Task requirements: Word for word, quote all of the material, omitting the pictures.

Material:
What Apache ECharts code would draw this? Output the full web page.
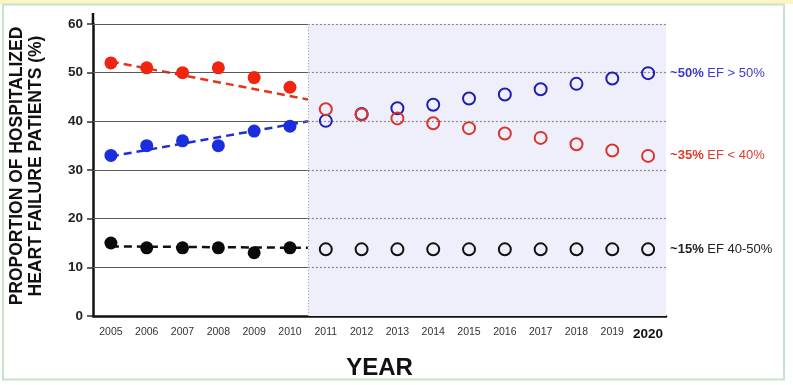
<!DOCTYPE html>
<html><head><meta charset="utf-8">
<script src="https://cdn.jsdelivr.net/npm/echarts@6/dist/echarts.min.js"></script>
<style>html,body{margin:0;padding:0;background:#fff}#c{width:793px;height:385px}</style>
</head><body><div id="c"></div>
<script>
const years = ['2005','2006','2007','2008','2009','2010','2011','2012','2013','2014','2015','2016','2017','2018','2019','2020'];
const yTicks = [0,10,20,30,40,50,60];
// observed (2005-2010)
const redObserved   = [52, 51, 50, 51, 49, 47];
const blueObserved  = [33, 35, 36, 35, 38, 39];
const blackObserved = [15, 14, 14, 14, 13, 14];
// projected (2011-2020)
const blueProjected  = [40.1, 41.5, 42.7, 43.4, 44.7, 45.5, 46.6, 47.7, 48.8, 49.9];
const redProjected   = [42.5, 41.4, 40.6, 39.6, 38.6, 37.5, 36.6, 35.3, 34.0, 32.9];
const blackProjected = [13.7, 13.7, 13.7, 13.7, 13.7, 13.7, 13.7, 13.7, 13.7, 13.7];
// trend line end points: [position in category bands, value]
const redTrend   = [[0.5, 52.3], [6, 44.5]];
const blueTrend  = [[0.5, 32.8], [6, 40.0]];
const blackTrend = [[0.5, 14.3], [6, 14.0]];
const endLabels = [
  {bold: '~50%', rest: ' EF > 50%', color: '#3b3bd0'},
  {bold: '~35%', rest: ' EF < 40%', color: '#e03a2c'},
  {bold: '~15%', rest: ' EF 40-50%', color: '#222'}
];

const nObs = redObserved.length;
const pad = arr => Array(nObs).fill(null).concat(arr);
const obsPad = arr => arr.concat(Array(years.length - nObs).fill(null));

function projSeries(data, color, lab) {
  return {
    type: 'line', data: pad(data), xAxisIndex: 0, yAxisIndex: 0,
    symbol: 'circle', symbolSize: 12, showSymbol: true,
    lineStyle: {width: 0, opacity: 0},
    itemStyle: {color: 'rgba(0,0,0,0)', borderColor: color, borderWidth: 2},
    label: {
      show: true, position: 'right', distance: 15,
      formatter: p => p.dataIndex === years.length - 1 ? '{b|' + lab.bold + '}{n|' + lab.rest + '}' : '',
      rich: {
        b: {fontFamily: 'Liberation Sans, Arial', fontWeight: 'bold', fontSize: 13, color: lab.color},
        n: {fontFamily: 'Liberation Sans, Arial', fontSize: 13, color: lab.color}
      }
    },
    z: 5, silent: true
  };
}
function obsSeries(data, color) {
  return {
    type: 'line', data: obsPad(data), xAxisIndex: 0, yAxisIndex: 0,
    symbol: 'circle', symbolSize: 13, lineStyle: {width: 0, opacity: 0},
    itemStyle: {color: color}, z: 5, silent: true
  };
}
function trendSeries(data, color) {
  return {
    type: 'line', data: data, xAxisIndex: 1, yAxisIndex: 0, symbol: 'none',
    lineStyle: {color: color, width: 2.5, type: [8, 5]}, z: 4, silent: true
  };
}
const gridSolid = yTicks.filter(v => v > 0).map(v => [{coord: [0, v]}, {coord: [6, v]}]);
const gridDotted = yTicks.filter(v => v > 0).map(v => [{coord: [6, v]}, {coord: [16, v]}]);

const chart = echarts.init(document.getElementById('c'), null, {renderer: 'canvas'});
chart.setOption({
  animation: false,
  backgroundColor: '#fff',
  graphic: [
    {type: 'rect', shape: {x: 0, y: 0, width: 793, height: 4}, style: {fill: '#fbf4c4'}, z: -10},
    {type: 'rect', shape: {x: 3, y: 4.5, width: 781, height: 375}, style: {fill: 'none', stroke: '#c6e4c8', lineWidth: 2}, z: -10}
  ],
  grid: {left: 86, right: 127, top: 24, bottom: 69},
  xAxis: [{
    type: 'category', data: years, boundaryGap: true,
    name: 'YEAR', nameLocation: 'middle', nameGap: 40,
    nameTextStyle: {fontFamily: 'Liberation Sans, Arial', fontWeight: 'bold', fontSize: 24, color: '#111'},
    axisLine: {lineStyle: {color: '#111', width: 2.5}},
    axisTick: {show: false},
    axisLabel: {
      interval: 0, margin: 11, fontFamily: 'Liberation Sans, Arial', fontSize: 10.5, color: '#333',
      formatter: v => v === '2020' ? '{b|' + v + '}' : v,
      rich: {b: {fontFamily: 'Liberation Sans, Arial', fontWeight: 'bold', fontSize: 13.5, color: '#111'}}
    },
    splitLine: {show: false}
  }, {
    type: 'value', min: 0, max: 16, show: false
  }],
  yAxis: {
    type: 'value', min: 0, max: 60, interval: 10,
    name: 'PROPORTION OF HOSPITALIZED\nHEART FAILURE PATIENTS (%)',
    nameLocation: 'middle', nameGap: 47, nameRotate: 90,
    nameTextStyle: {fontFamily: 'Liberation Sans, Arial', fontWeight: 'bold', fontSize: 17.5, color: '#111', lineHeight: 19, padding: [0, 0, 0, 8]},
    axisLine: {show: true, lineStyle: {color: '#111', width: 2.5}},
    axisTick: {show: true, length: 6, lineStyle: {color: '#333', width: 1.5}},
    axisLabel: {margin: 10, fontFamily: 'Liberation Sans, Arial', fontWeight: 'bold', fontSize: 13.5, color: '#222'},
    splitLine: {show: false}
  },
  series: [
    {
      type: 'line', data: [], xAxisIndex: 1, yAxisIndex: 0, silent: true,
      markArea: {silent: true, itemStyle: {color: '#efeffc'}, data: [[{coord: [6, 0]}, {coord: [16, 60]}]]},
      markLine: {
        silent: true, symbol: 'none', label: {show: false},
        data: gridSolid.map(d => d.map((p, i) => i === 0 ? Object.assign({lineStyle: {color: '#5a5a5a', width: 1.2, type: 'solid'}}, p) : p))
          .concat(gridDotted.map(d => d.map((p, i) => i === 0 ? Object.assign({lineStyle: {color: '#888', width: 1.2, type: [2, 2]}}, p) : p)))
          .concat([[{coord: [6, 0], lineStyle: {color: '#aaa', width: 1, type: [1, 2]}}, {coord: [6, 60]}]])
      },
      z: 1
    },
    trendSeries(redTrend, '#e8321e'),
    trendSeries(blueTrend, '#1f2fd0'),
    trendSeries(blackTrend, '#111'),
    obsSeries(redObserved, '#f0240f'),
    obsSeries(blueObserved, '#1a2ee0'),
    obsSeries(blackObserved, '#0a0a0a'),
    projSeries(blueProjected, '#1e1eb0', endLabels[0]),
    projSeries(redProjected, '#d8362c', endLabels[1]),
    projSeries(blackProjected, '#111', endLabels[2])
  ]
});
// extend the y axis line slightly above the top tick, as in the reference
const axisTopPx = chart.convertToPixel({xAxisIndex: 1, yAxisIndex: 0}, [0, 60]);
chart.setOption({graphic: [{}, {}, {
  type: 'line', shape: {x1: axisTopPx[0], y1: axisTopPx[1], x2: axisTopPx[0], y2: axisTopPx[1] - 11},
  style: {stroke: '#111', lineWidth: 2.5}, z: 10
}]});
</script></body></html>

Output for this task:
What Apache ECharts code would draw this? Output the full web page.
<!DOCTYPE html>
<html><head><meta charset="utf-8">
<script src="https://cdn.jsdelivr.net/npm/echarts@6/dist/echarts.min.js"></script>
<style>html,body{margin:0;padding:0;background:#fff}#c{width:793px;height:385px}</style>
</head><body><div id="c"></div>
<script>
const years = ['2005','2006','2007','2008','2009','2010','2011','2012','2013','2014','2015','2016','2017','2018','2019','2020'];
const yTicks = [0,10,20,30,40,50,60];
// observed (2005-2010)
const redObserved   = [52, 51, 50, 51, 49, 47];
const blueObserved  = [33, 35, 36, 35, 38, 39];
const blackObserved = [15, 14, 14, 14, 13, 14];
// projected (2011-2020)
const blueProjected  = [40.1, 41.5, 42.7, 43.4, 44.7, 45.5, 46.6, 47.7, 48.8, 49.9];
const redProjected   = [42.5, 41.4, 40.6, 39.6, 38.6, 37.5, 36.6, 35.3, 34.0, 32.9];
const blackProjected = [13.7, 13.7, 13.7, 13.7, 13.7, 13.7, 13.7, 13.7, 13.7, 13.7];
// trend line end points: [position in category bands, value]
const redTrend   = [[0.5, 52.3], [6, 44.5]];
const blueTrend  = [[0.5, 32.8], [6, 40.0]];
const blackTrend = [[0.5, 14.3], [6, 14.0]];
const endLabels = [
  {bold: '~50%', rest: ' EF > 50%', color: '#3b3bd0'},
  {bold: '~35%', rest: ' EF < 40%', color: '#e03a2c'},
  {bold: '~15%', rest: ' EF 40-50%', color: '#222'}
];

const nObs = redObserved.length;
const pad = arr => Array(nObs).fill(null).concat(arr);
const obsPad = arr => arr.concat(Array(years.length - nObs).fill(null));

function projSeries(data, color, lab) {
  return {
    type: 'line', data: pad(data), xAxisIndex: 0, yAxisIndex: 0,
    symbol: 'circle', symbolSize: 12, showSymbol: true,
    lineStyle: {width: 0, opacity: 0},
    itemStyle: {color: 'rgba(0,0,0,0)', borderColor: color, borderWidth: 2},
    label: {
      show: true, position: 'right', distance: 15,
      formatter: p => p.dataIndex === years.length - 1 ? '{b|' + lab.bold + '}{n|' + lab.rest + '}' : '',
      rich: {
        b: {fontFamily: 'Liberation Sans, Arial', fontWeight: 'bold', fontSize: 13, color: lab.color},
        n: {fontFamily: 'Liberation Sans, Arial', fontSize: 13, color: lab.color}
      }
    },
    z: 5, silent: true
  };
}
function obsSeries(data, color) {
  return {
    type: 'line', data: obsPad(data), xAxisIndex: 0, yAxisIndex: 0,
    symbol: 'circle', symbolSize: 13, lineStyle: {width: 0, opacity: 0},
    itemStyle: {color: color}, z: 5, silent: true
  };
}
function trendSeries(data, color) {
  return {
    type: 'line', data: data, xAxisIndex: 1, yAxisIndex: 0, symbol: 'none',
    lineStyle: {color: color, width: 2.5, type: [8, 5]}, z: 4, silent: true
  };
}
const gridSolid = yTicks.filter(v => v > 0).map(v => [{coord: [0, v]}, {coord: [6, v]}]);
const gridDotted = yTicks.filter(v => v > 0).map(v => [{coord: [6, v]}, {coord: [16, v]}]);

const chart = echarts.init(document.getElementById('c'), null, {renderer: 'canvas'});
chart.setOption({
  animation: false,
  backgroundColor: '#fff',
  graphic: [
    {type: 'rect', shape: {x: 0, y: 0, width: 793, height: 4}, style: {fill: '#fbf4c4'}, z: -10},
    {type: 'rect', shape: {x: 3, y: 4.5, width: 781, height: 375}, style: {fill: 'none', stroke: '#c6e4c8', lineWidth: 2}, z: -10}
  ],
  grid: {left: 86, right: 127, top: 24, bottom: 69},
  xAxis: [{
    type: 'category', data: years, boundaryGap: true,
    name: 'YEAR', nameLocation: 'middle', nameGap: 40,
    nameTextStyle: {fontFamily: 'Liberation Sans, Arial', fontWeight: 'bold', fontSize: 24, color: '#111'},
    axisLine: {lineStyle: {color: '#111', width: 2.5}},
    axisTick: {show: false},
    axisLabel: {
      interval: 0, margin: 11, fontFamily: 'Liberation Sans, Arial', fontSize: 10.5, color: '#333',
      formatter: v => v === '2020' ? '{b|' + v + '}' : v,
      rich: {b: {fontFamily: 'Liberation Sans, Arial', fontWeight: 'bold', fontSize: 13.5, color: '#111'}}
    },
    splitLine: {show: false}
  }, {
    type: 'value', min: 0, max: 16, show: false
  }],
  yAxis: {
    type: 'value', min: 0, max: 60, interval: 10,
    name: 'PROPORTION OF HOSPITALIZED\nHEART FAILURE PATIENTS (%)',
    nameLocation: 'middle', nameGap: 47, nameRotate: 90,
    nameTextStyle: {fontFamily: 'Liberation Sans, Arial', fontWeight: 'bold', fontSize: 17.5, color: '#111', lineHeight: 19, padding: [0, 0, 0, 8]},
    axisLine: {show: true, lineStyle: {color: '#111', width: 2.5}},
    axisTick: {show: true, length: 6, lineStyle: {color: '#333', width: 1.5}},
    axisLabel: {margin: 10, fontFamily: 'Liberation Sans, Arial', fontWeight: 'bold', fontSize: 13.5, color: '#222'},
    splitLine: {show: false}
  },
  series: [
    {
      type: 'line', data: [], xAxisIndex: 1, yAxisIndex: 0, silent: true,
      markArea: {silent: true, itemStyle: {color: '#efeffc'}, data: [[{coord: [6, 0]}, {coord: [16, 60]}]]},
      markLine: {
        silent: true, symbol: 'none', label: {show: false},
        data: gridSolid.map(d => d.map((p, i) => i === 0 ? Object.assign({lineStyle: {color: '#5a5a5a', width: 1.2, type: 'solid'}}, p) : p))
          .concat(gridDotted.map(d => d.map((p, i) => i === 0 ? Object.assign({lineStyle: {color: '#888', width: 1.2, type: [2, 2]}}, p) : p)))
          .concat([[{coord: [6, 0], lineStyle: {color: '#aaa', width: 1, type: [1, 2]}}, {coord: [6, 60]}]])
      },
      z: 1
    },
    trendSeries(redTrend, '#e8321e'),
    trendSeries(blueTrend, '#1f2fd0'),
    trendSeries(blackTrend, '#111'),
    obsSeries(redObserved, '#f0240f'),
    obsSeries(blueObserved, '#1a2ee0'),
    obsSeries(blackObserved, '#0a0a0a'),
    projSeries(blueProjected, '#1e1eb0', endLabels[0]),
    projSeries(redProjected, '#d8362c', endLabels[1]),
    projSeries(blackProjected, '#111', endLabels[2])
  ]
});
// extend the y axis line slightly above the top tick, as in the reference
const axisTopPx = chart.convertToPixel({xAxisIndex: 1, yAxisIndex: 0}, [0, 60]);
chart.setOption({graphic: [{}, {}, {
  type: 'line', shape: {x1: axisTopPx[0], y1: axisTopPx[1], x2: axisTopPx[0], y2: axisTopPx[1] - 11},
  style: {stroke: '#111', lineWidth: 2.5}, z: 10
}]});
</script></body></html>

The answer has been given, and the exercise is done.